The Ornish Diet By Dean Ornish, MD

The Ornish Diet by the well-known Dean Ornish, MD, is a unique plan. Its main goal is basically to help dieters achieve the weight they desire but it is also into helping people with heart problems or the like.

So far, the Ornish Diet is just one of the few diet plans packed with scientific-sounding theories and backed up with substantial evidences and proofs. All of its approaches and disciplines at hand are well supported and simple to understand.

Well, all the approaches and disciplines are based on the basic idea of eating more but weighing less. And how? By eating a high-fiber, low-fat vegetarian diet according to Dean Ornish.

Basically, a high-fiber, low-fat vegetarian will not only aid you on your excess pounds but will also keep you fit, firm and healthy.

Recommendations, Limitations and Restrictions

In general, the Ornish Diet is not as limiting as other diet plans. With the Ornish Diet, calories are not that restricted, as well as fats to some extent.

However, with the Ornish Diet, there’s of course some allowed and not allowed foods, as well as foods need to be taken in moderation. Well, if you’d come to think of it, other diet plans do also have these stuff right?

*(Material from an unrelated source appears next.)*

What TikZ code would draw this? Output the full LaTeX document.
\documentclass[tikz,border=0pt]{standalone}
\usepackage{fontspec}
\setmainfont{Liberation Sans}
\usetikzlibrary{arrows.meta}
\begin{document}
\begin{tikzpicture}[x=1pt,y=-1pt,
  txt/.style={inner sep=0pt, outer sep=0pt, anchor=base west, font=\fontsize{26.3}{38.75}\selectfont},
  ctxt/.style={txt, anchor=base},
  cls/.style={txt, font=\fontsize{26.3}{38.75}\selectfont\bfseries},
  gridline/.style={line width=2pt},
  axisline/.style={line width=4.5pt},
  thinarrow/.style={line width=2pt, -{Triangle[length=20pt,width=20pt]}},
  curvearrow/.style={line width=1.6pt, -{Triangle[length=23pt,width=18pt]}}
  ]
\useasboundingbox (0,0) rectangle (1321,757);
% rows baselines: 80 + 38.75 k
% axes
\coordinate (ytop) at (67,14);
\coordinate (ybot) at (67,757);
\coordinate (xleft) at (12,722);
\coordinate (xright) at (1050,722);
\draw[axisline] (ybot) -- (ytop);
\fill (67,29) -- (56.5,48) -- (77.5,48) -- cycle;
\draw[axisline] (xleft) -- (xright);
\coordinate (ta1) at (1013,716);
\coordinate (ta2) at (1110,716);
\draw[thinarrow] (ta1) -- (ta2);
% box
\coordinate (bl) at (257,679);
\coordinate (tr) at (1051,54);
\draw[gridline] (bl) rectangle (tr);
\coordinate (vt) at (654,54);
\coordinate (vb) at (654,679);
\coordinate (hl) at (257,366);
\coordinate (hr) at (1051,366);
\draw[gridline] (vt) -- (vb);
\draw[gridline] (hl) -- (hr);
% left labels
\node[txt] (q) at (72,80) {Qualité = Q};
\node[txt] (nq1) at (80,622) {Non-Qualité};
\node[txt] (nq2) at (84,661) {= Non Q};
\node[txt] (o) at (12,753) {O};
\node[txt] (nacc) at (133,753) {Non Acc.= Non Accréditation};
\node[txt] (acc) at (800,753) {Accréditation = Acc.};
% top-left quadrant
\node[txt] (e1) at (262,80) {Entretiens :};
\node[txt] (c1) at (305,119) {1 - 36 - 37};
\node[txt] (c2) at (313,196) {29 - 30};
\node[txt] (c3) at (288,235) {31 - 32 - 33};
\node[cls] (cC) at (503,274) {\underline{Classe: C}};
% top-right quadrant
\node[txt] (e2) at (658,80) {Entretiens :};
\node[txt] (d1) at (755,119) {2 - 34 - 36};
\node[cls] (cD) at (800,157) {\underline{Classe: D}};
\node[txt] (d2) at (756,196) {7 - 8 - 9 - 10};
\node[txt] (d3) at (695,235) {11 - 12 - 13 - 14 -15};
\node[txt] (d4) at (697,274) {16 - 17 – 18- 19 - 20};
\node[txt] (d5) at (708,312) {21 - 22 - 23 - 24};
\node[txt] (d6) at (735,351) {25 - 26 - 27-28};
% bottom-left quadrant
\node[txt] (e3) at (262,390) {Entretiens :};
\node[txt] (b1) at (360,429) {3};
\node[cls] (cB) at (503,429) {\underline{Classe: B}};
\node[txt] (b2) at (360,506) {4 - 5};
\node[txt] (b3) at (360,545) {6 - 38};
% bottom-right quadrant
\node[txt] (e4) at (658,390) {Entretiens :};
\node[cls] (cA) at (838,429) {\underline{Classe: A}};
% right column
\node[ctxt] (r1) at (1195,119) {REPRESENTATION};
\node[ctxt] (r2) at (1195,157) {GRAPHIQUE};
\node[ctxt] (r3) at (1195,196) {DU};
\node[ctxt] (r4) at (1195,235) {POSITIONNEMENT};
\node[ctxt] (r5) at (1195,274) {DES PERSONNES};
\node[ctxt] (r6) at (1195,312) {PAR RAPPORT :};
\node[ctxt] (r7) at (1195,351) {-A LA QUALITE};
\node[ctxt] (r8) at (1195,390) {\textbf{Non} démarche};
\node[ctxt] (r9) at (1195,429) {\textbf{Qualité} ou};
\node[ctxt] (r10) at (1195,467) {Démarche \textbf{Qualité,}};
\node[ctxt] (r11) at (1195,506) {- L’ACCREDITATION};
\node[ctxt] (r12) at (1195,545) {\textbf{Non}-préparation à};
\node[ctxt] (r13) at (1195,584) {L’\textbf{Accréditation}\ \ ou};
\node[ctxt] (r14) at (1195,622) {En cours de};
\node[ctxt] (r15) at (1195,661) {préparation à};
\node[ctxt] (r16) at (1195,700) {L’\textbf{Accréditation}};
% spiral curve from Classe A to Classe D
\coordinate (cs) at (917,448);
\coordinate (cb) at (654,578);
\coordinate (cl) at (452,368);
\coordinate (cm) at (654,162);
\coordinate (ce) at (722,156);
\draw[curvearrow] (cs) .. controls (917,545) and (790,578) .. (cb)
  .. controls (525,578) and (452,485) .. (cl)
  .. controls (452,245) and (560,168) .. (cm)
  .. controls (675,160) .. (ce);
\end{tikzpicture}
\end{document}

Generally, the allowed foods would include meals with beans and legumes, fruits (anything from apples to watermelon, from raspberries to pineapples), grains, and vegetables. You can have these foods whenever you are hungry and as many times as you want until you finally feel full.

Likely, to make most out of it, incorporate at least 30 minutes of moderate exercise a day, or an hour three times a week or otherwise, some kind of stress “busters” like massage, psychotherapy, meditation, and yoga.

On the other hand, the foods need to be taken in moderation include foods that contain nonfat dairy products like skim milk, nonfat yogurt, nonfat cheeses, nonfat sour cream, and egg whites; and nonfat or very low-fat products like from Life Choice frozen dinners to Haagen-Dazs frozen yogurt bars or the like.

Finally, the not allowed foods include those with meat of all types red and white, fish and fowl; oils and oil-containing products like most salad dressings and margarine; avocados; olives, nuts and seeds; dairy products (aside from the nonfat aforementioned); sugar and simple sugar derivatives such as corn syrup, high-fructose syrup, honey, and molasses; alcohol; and anything with more than two grams of fat per serving.

The Ornish Diet Works

For some dieters, the Ornish Diet has been a great help because of its unique, well supported claims and approaches.

Because of some approaches against the idea that our body naturally longs for all the energies it would recognize and eventually would try to store any extra energy as fat, many dieters have lost pounds. By eating all they want, as often as they are hungry, their metabolism have stayed the same, to some time extent have also increased, so therefore they were able to manage their weight well.

Ornish Diet has succeeded as well in recommending regular exercise or some sort of physical activities that have stimulated dieter’s resting metabolism.

Insights of Some Experts

Most people from the medical community bow to the Ornish Diet because of its healthy lifestyle routine, serious restrictive approach, and sufficient evidences to substantiate all of its claims.

For the president of the Physicians Committee for Responsible Medicine, Neal Barnard, MD, “his diet is one of the only popular diet plans that is firmly rooted in science. It not only brings weight loss without counting calories, but it also brings good overall health.

It reverses heart disease, cuts the risk of cancer, makes diabetes and hypertension more manageable, and sometimes even makes them go away”.

But unfortunately, for Robert H. Eckel, MD, chair of the nutrition committee of the American Heart Association and a professor at the University of Colorado Health Sciences Center, the Ornish Diet may not work for all.

According to him, only those who are serious and have strong commitment can endure the entire program. He actually quoted, “because it is so rigid and doesn’t allow a lot of food choices for those used to the Western diet, not many people will stay on it for the long term. Many people get tired of eating food with such a low fat content”.

Another critic of the Ornish Diet is Frank Hu, MD, PhD, assistant professor of medicine at the Harvard School of Public Health.

For him, “polyunsaturated and monounsaturated oils actually protect against cardiovascular incidents, but Ornish doesn’t distinguish the good fats from the bad fats — such as trans fats, which come from margarine sticks and cookies and crackers, and animal fats”.

Why Ornish Diet

If you are a vegetable lover and can keep it for good, then the Ornish Diet is for you. Same as well if you are well-disciplined and can change unnecessary habits easily. However, of course, just like anything in this world, you still need to be alert and careful when under a diet plan just like the Ornish Diet. Remember, the Ornish Diet may work for you but it may also not.